Russia and Turkey capitalize on America's Syria exit
Turkish President Recep Tayyip Erdogan traveled to Russia today to negotiate the future of northern Syria — highlighting in the process the success of his audacious offensive, Vladimir Putin’s unmatched power in Syria, and America's absence from the table.
Why it matters: American influence in Syria is evaporating in real time as U.S. troops withdraw. It's now Turkey and Russia that are effectively re-defining the country's borders and debating the fate of America's Kurdish allies.
- The deal announced today from Putin’s retreat in Sochi expands on the ceasefire Vice President Pence announced last Thursday, which was set to expire today, and covers three times as much territory.
- It would grant Erdogan the “buffer zone” he’s long demanded, running 20 miles out from the Turkish-Syrian border. Erdogan hopes to resettle Syrian refugees there, in apparent violation of international law.
- The deal gives Kurdish fighters an additional 150 hours to leave the zone, and their weapons, after which Turkey and Russia will conduct joint patrols along the border.
Between the lines: Russia and the U.S. are both capitalizing on the U.S. exit from Syria.
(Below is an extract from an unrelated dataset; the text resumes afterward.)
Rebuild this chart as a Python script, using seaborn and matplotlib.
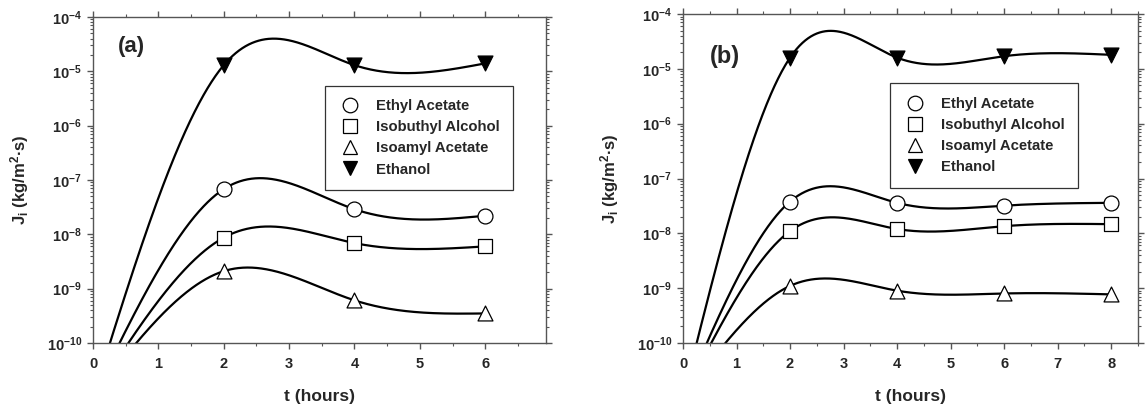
import numpy as np
import pandas as pd
import matplotlib
matplotlib.use("Agg")
import matplotlib.pyplot as plt
from matplotlib.lines import Line2D
from matplotlib.ticker import FixedLocator, MultipleLocator, LogLocator, NullFormatter
import seaborn as sns

# ---------------- data ----------------
species = ["Ethyl Acetate", "Isobuthyl Alcohol", "Isoamyl Acetate", "Ethanol"]

t_a = [2, 4, 6]
ethyl_a = [6.8e-8, 2.9e-8, 2.2e-8]
isobutyl_a = [8.7e-9, 6.9e-9, 6.0e-9]
isoamyl_a = [2.1e-9, 6.1e-10, 3.5e-10]
ethanol_a = [1.3e-5, 1.3e-5, 1.4e-5]

t_b = [2, 4, 6, 8]
ethyl_b = [3.8e-8, 3.6e-8, 3.2e-8, 3.6e-8]
isobutyl_b = [1.1e-8, 1.2e-8, 1.35e-8, 1.47e-8]
isoamyl_b = [1.1e-9, 9.0e-10, 8.0e-10, 7.7e-10]
ethanol_b = [1.6e-5, 1.6e-5, 1.7e-5, 1.8e-5]

# spline anchor at t = 0 (curves start from the origin region)
T0 = 0.0
FLUX_T0 = 1e-11

y_exponents = [-10, -9, -8, -7, -6, -5, -4]
panel_labels = ["(a)", "(b)"]

# ---------------- style ----------------
sns.set_theme(style="ticks")
plt.rcParams["font.family"] = ["Liberation Sans", "DejaVu Sans"]
plt.rcParams["font.weight"] = "bold"
plt.rcParams["mathtext.fontset"] = "custom"
plt.rcParams["mathtext.rm"] = "Liberation Sans:bold"
plt.rcParams["mathtext.bf"] = "Liberation Sans:bold"
plt.rcParams["mathtext.it"] = "Liberation Sans:bold"
plt.rcParams["mathtext.default"] = "bf"

SPINE = "#555555"


def natural_spline(x, y, xs):
    x = np.asarray(x, float)
    y = np.asarray(y, float)
    n = len(x)
    h = np.diff(x)
    A = np.zeros((n, n))
    b = np.zeros(n)
    A[0, 0] = 1
    A[-1, -1] = 1
    for i in range(1, n - 1):
        A[i, i - 1] = h[i - 1]
        A[i, i] = 2 * (h[i - 1] + h[i])
        A[i, i + 1] = h[i]
        b[i] = 6 * ((y[i + 1] - y[i]) / h[i] - (y[i] - y[i - 1]) / h[i - 1])
    M = np.linalg.solve(A, b)
    idx = np.clip(np.searchsorted(x, xs) - 1, 0, n - 2)
    x0, x1 = x[idx], x[idx + 1]
    hh = x1 - x0
    y0, y1 = y[idx], y[idx + 1]
    M0, M1 = M[idx], M[idx + 1]
    return (M0 * (x1 - xs) ** 3 / (6 * hh) + M1 * (xs - x0) ** 3 / (6 * hh)
            + (y0 / hh - M0 * hh / 6) * (x1 - xs) + (y1 / hh - M1 * hh / 6) * (xs - x0))


styles = {
    "Ethyl Acetate": dict(marker="o", face="white"),
    "Isobuthyl Alcohol": dict(marker="s", face="white"),
    "Isoamyl Acetate": dict(marker="^", face="white"),
    "Ethanol": dict(marker="v", face="black"),
}

fig = plt.figure(figsize=(11.45, 4.18), dpi=100)
ax_a = fig.add_axes([93 / 1145, 75 / 418, 453 / 1145, 326 / 418])
ax_b = fig.add_axes([683 / 1145, 75 / 418, 455 / 1145, 329 / 418])

panels = [
    (ax_a, t_a, [ethyl_a, isobutyl_a, isoamyl_a, ethanol_a], 6.93, (0.512, 0.789),
     (0.055, 0.91), 16),
    (ax_b, t_b, [ethyl_b, isobutyl_b, isoamyl_b, ethanol_b], 8.5, (0.455, 0.789),
     (0.06, 0.872), 17),
]

for k, (ax, t, series, xmax, legpos, labpos, labsize) in enumerate(panels):
    for name, vals in zip(species, series):
        xs_knots = [T0] + list(t)
        ys_knots = np.log10([FLUX_T0] + list(vals))
        xx = np.linspace(T0, t[-1], 600)
        yy = 10 ** natural_spline(xs_knots, ys_knots, xx)
        sns.lineplot(x=xx, y=yy, ax=ax, color="black", linewidth=1.6,
                     estimator=None, sort=False, zorder=2)
        st = styles[name]
        sns.scatterplot(x=t, y=vals, ax=ax, marker=st["marker"], s=115,
                        color=st["face"], edgecolor="black", linewidth=0.9,
                        zorder=3, legend=False)
    ax.set_yscale("log")
    ax.set_ylim(1e-10, 1e-4)
    ax.set_xlim(0, xmax)
    ax.xaxis.set_major_locator(MultipleLocator(1))
    ax.xaxis.set_minor_locator(MultipleLocator(0.5))
    ax.yaxis.set_major_locator(FixedLocator([10.0 ** e for e in y_exponents]))
    ax.set_yticklabels([r"$\mathbf{10^{%d}}$" % e for e in y_exponents])
    ax.yaxis.set_minor_locator(LogLocator(base=10, subs=np.arange(2, 10), numticks=20))
    ax.yaxis.set_minor_formatter(NullFormatter())
    for sp in ax.spines.values():
        sp.set_color(SPINE)
        sp.set_linewidth(1.0)
    ax.tick_params(which="both", direction="out", color=SPINE, top=True, right=True,
                   labeltop=False, labelright=False)
    ax.tick_params(which="major", length=4, width=1.0)
    ax.tick_params(which="minor", length=2.5, width=0.8)
    ax.tick_params(axis="x", which="major", labelsize=10.5, pad=6)
    ax.tick_params(axis="y", which="major", labelsize=10.5, pad=4)
    for lab in ax.get_xticklabels():
        lab.set_fontweight("bold")
    ax.set_xlabel("t (hours)", fontsize=12.5, fontweight="bold", labelpad=13)
    ax.set_ylabel(r"J$_\mathbf{i}$ (kg/m$^\mathbf{2}$·s)", fontsize=12,
                  fontweight="bold", labelpad=11)
    ax.text(labpos[0], labpos[1], panel_labels[k], transform=ax.transAxes,
            fontsize=labsize, fontweight="bold", va="center", ha="left")

    handles = [Line2D([], [], linestyle="none", marker=styles[n]["marker"],
                      markersize=10.5, markerfacecolor=styles[n]["face"],
                      markeredgecolor="black", markeredgewidth=0.9) for n in species]
    leg = ax.legend(handles, species, loc="upper left", bbox_to_anchor=legpos,
                    borderaxespad=0, frameon=True, fancybox=False,
                    handlelength=1.6, handletextpad=0.95, labelspacing=0.48,
                    borderpad=0.9, prop={"weight": "bold", "size": 10.7})
    leg.get_frame().set_edgecolor("black")
    leg.get_frame().set_linewidth(0.9)

fig.savefig("out.png", dpi=100)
Putin will take pleasure in the fact that today's deal was reached without the U.S., but with its NATO ally.
- The deal could complicate Syrian dictator Bashar al-Assad’s efforts to regain control over all of Syria.
- Russia’s backing kept Assad in power through a brutal eight year civil war, but Erdogan was aiding the rebels seeking to topple him. Assad referred to Erdogan as a “thief” today in remarks carried on state TV.
The other side: Kurdish forces held the territory until their superpower ally, the U.S., suddenly withdrew.
- A U.S. military convoy withdrawing from Syria for Iraq yesterday was pelted sporadically with fruit and stones by Kurdish civilians accusing the U.S of betrayal.
- “We never agreed to protect the Kurds for the rest of their lives,” President Trump responded back in Washington.
- Trump said the U.S. would keep small detachments in Syria at the request of Israel and Jordan and to “protect the oil," but there was otherwise "no reason" to remain.
The bottom line: Trump has suggested that Syria is now Russia and Turkey’s mess to sort out. In this instance, they were happy to do so without him.